D Day Beaches

Information about the d day beaches of the June 6, 1944 Normandy invasion.

In 1943, General Dwight D. Eisenhower was given supreme command over the planned invasion by Allied forces into German held France. The code name given to the plan was Operation Overlord and the invasion began about 12:15 A.M. on June 6, 1944. This day would be forever remembered as D-Day. Getting to it though had been a long, hard road for all who traveled it.

There had been much discussion as to where the invasionary forces should land. Pas de Calais and Normandy were the two possible choices but since Calais was the heavier fortified of the two, Normandy became the final destination. In so choosing Normandy, the objective became seizing the city Cherbourg and to continue until seizing Nantes.

German Fortifications were not the only factor that had to be considered for the invasion. The English Channel was often rough, and such things as tides, winds and even the moonlight had to be taken into account. Since it was an amphibious landing special types of crafts and equipment had to be designed and built.

Just after midnight on June 6th, 23,500 American and British paratroopers and gliders landed behind the German coastal emplacements. In all, 1,200 transport planes and 700 gliders would be used.

A little after daybreak on the same day, 4,000 transports, 800 warships, and an unknown number of smaller boats arrived at the beaches of Normandy with the troops of the U.S. 1st Army and British 2nd. Arm. The commander for this landing would be Field Marshal B.L. Montgomery.

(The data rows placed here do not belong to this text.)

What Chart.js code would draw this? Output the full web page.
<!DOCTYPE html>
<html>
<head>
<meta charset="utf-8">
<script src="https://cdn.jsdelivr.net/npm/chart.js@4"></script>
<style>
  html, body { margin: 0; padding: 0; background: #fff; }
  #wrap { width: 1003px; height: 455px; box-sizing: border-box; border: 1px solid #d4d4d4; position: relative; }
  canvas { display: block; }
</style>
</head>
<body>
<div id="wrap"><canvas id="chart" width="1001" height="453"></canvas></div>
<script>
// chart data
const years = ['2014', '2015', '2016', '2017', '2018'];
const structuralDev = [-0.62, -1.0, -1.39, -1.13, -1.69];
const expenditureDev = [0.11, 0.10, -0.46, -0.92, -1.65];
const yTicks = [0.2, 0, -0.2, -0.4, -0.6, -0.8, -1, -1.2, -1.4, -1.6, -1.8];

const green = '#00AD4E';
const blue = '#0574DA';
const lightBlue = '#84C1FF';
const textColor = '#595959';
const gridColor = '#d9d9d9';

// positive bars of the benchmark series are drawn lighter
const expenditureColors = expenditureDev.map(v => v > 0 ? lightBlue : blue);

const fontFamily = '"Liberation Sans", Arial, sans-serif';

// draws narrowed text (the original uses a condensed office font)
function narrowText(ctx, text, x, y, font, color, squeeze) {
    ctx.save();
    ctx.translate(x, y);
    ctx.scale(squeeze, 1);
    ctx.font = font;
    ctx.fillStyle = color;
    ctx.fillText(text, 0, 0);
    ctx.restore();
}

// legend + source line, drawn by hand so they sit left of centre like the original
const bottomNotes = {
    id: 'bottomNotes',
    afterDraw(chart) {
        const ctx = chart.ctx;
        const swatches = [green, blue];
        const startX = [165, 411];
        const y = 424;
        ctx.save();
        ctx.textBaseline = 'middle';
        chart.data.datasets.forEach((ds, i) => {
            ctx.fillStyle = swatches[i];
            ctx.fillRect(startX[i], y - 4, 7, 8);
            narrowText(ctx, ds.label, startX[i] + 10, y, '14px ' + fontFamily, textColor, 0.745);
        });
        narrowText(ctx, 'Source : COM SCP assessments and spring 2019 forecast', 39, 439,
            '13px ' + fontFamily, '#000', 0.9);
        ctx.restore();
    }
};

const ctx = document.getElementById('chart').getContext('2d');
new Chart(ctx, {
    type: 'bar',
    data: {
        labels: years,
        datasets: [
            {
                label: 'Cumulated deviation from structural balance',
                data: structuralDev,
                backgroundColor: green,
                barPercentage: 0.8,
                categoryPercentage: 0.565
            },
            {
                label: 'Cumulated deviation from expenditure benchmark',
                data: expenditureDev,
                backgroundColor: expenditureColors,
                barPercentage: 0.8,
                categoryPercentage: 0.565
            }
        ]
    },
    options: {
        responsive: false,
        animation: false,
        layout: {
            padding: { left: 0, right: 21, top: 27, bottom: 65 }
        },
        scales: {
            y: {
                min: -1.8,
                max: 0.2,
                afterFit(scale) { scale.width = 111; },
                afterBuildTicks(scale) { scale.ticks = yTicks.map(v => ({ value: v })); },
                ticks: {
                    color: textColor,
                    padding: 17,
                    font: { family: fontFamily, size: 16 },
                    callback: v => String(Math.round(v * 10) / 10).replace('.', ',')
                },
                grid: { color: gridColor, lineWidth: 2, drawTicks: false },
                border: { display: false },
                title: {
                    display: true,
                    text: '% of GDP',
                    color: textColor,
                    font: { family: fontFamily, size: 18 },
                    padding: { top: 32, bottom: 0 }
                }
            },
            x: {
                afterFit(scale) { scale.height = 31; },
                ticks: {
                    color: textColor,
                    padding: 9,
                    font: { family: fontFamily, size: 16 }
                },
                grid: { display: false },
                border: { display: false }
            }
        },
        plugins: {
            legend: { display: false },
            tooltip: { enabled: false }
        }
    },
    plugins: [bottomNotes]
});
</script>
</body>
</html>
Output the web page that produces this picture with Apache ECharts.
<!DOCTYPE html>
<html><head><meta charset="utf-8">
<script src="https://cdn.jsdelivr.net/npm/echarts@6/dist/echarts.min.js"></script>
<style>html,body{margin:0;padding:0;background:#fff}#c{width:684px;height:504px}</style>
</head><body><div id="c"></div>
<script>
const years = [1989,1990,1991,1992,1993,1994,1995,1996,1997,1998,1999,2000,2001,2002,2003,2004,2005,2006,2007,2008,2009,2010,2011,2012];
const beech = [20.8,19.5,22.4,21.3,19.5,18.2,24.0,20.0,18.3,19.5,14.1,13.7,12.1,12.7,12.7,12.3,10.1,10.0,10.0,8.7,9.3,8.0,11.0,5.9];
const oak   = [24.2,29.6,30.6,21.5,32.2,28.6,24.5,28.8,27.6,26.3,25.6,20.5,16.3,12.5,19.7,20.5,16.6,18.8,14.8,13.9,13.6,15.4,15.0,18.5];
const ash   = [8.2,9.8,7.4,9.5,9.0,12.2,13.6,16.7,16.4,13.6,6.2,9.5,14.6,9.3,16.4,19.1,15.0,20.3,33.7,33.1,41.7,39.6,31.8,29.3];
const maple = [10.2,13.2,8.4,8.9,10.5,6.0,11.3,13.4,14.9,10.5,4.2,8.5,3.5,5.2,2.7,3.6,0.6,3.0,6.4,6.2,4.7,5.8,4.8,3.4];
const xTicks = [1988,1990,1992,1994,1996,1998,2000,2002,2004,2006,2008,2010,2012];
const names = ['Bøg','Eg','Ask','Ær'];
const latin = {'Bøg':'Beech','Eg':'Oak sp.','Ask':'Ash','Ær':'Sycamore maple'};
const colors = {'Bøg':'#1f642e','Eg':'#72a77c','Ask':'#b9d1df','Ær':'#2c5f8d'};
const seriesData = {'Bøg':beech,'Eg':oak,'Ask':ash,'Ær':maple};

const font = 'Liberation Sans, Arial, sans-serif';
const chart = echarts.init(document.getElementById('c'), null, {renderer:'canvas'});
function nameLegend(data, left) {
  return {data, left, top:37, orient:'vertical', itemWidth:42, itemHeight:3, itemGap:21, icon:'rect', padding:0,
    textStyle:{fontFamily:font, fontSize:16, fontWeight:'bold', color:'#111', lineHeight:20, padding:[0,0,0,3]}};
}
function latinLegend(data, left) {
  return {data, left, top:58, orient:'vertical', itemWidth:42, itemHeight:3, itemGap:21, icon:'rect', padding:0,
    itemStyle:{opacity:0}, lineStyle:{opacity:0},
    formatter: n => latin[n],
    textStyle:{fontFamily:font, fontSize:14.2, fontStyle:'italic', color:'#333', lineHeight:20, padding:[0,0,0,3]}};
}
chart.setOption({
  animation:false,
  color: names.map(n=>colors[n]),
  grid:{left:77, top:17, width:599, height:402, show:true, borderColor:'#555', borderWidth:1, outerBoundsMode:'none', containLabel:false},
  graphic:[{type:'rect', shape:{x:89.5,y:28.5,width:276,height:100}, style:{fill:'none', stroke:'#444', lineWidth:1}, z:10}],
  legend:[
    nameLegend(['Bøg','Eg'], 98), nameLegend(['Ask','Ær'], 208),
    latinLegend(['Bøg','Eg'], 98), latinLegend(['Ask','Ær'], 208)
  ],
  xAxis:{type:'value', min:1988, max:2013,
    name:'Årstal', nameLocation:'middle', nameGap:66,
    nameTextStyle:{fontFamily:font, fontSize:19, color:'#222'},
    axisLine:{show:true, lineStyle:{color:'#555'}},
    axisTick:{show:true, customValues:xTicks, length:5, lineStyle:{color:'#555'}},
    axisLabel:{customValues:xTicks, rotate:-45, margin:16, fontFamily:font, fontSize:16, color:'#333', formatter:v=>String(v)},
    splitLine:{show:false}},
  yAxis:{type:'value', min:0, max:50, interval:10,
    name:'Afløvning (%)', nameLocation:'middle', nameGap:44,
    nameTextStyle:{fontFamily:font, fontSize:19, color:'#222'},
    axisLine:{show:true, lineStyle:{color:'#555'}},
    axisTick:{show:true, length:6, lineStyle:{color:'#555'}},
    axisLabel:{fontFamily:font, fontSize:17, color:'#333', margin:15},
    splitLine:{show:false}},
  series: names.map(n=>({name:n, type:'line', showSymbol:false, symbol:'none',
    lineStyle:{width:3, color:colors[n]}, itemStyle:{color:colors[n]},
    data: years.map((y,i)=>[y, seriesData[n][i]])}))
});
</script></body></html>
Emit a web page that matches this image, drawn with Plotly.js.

Sword Beach was the eastern most landing site. It was the defended by the Merville Battery and the expected casualties were eighty-four percent. The 22nd Dragoon Guards were a Scottish Unit and the first to land. Supported by five mine sweeping tanks and the 1st Special Service Brigade, they wore green berets because to them, helmets we not manly. Commanded by Simon Lovat, the troops advanced to the sound of bagpipes.



The men at Sword had been lucky. The Merville Battery had four main guns, two hundred men with machine guns, a minefield, barbed wire and even an electric fence. The allies had dropped some 4,000 bombs and not one had actually hit the Battery. During the early morning hours of June 6, paratroopers rushed the minefields to kill 178 Germans and blow up the Battery. Although the Germans were able to repair two of the guns, Allied casualties would have been much higher without the 150 paratroopers who were able to reach the Battery.

At Juno the first wave of twenty-four hundred Canadians faced four hundred Germans whose artillery was still pulled by horses. Landing far away from their intended target, time wasn't all that was lost. Of the twenty-four hundred men, there were 335 dead. By the end of the day though, the North Nova Scotia Highlanders and the Sherbrooke Fusiliers were more than ten miles inward and approaching the Bayeux-Caen highway and the Carpiquet airport.

Gold was the westernmost beach to be assaulted by British troops. The first wave would be made up of the British 50th Division and would be reinforced by the 7th Armored Division. German resistance was light and the British would be six miles inland and only one mile away from Bayeux by dusk.

Utah Beach's first wave of 23,000 American soldiers was from the 4th Infantry Division. Although the Americans had landed a full mile off their target, 28 of their 32 tanks made it ashore at what would be the least fortified of all the beaches. It was here that the oldest soldier, General Theodore Roosevelt would come ashore. Of the 23,000 American soldiers, 197 were killed and 60 were listed as missing in action.

Of them all, Omaha turned out to be the toughest beach to take. For some reason the planners of the invasion had deemed Omaha to be the most suitable for landing. The beach was 300 feet deep and ended at the base of 100-foot cliffs. Germans heavily defended these cliffs in pillboxes with machine guns, mortars and rocket launchers. Only one of the four paths leading from the beach was paved and the Germans had flooded the Aure Valley so the paratroopers couldn't land.

The first wave would be made up of two American divisions and reinforced by 34,000 men throughout the morning. At noon, an additional 25,000 men would also land. Of all the beaches, Omaha would have the highest number of casualties.

Thinking the Normandy landings were just a diversion for a much heavier attack upon Calais, the Germans were slow to react. Once they realized Normandy was the true invasion they began to send their reserves up but it was too late. Held up by Allied aircraft and French resistance fighters, the Allied forces were able to link up and establish a firm foothold in France.

By the end of June 1944 the Allies had been able to move inland more than twenty miles and enter Cherbourg. By this time they had landed more than one million men, along with some 177,000 vehicles and 586,000 tons of supplies.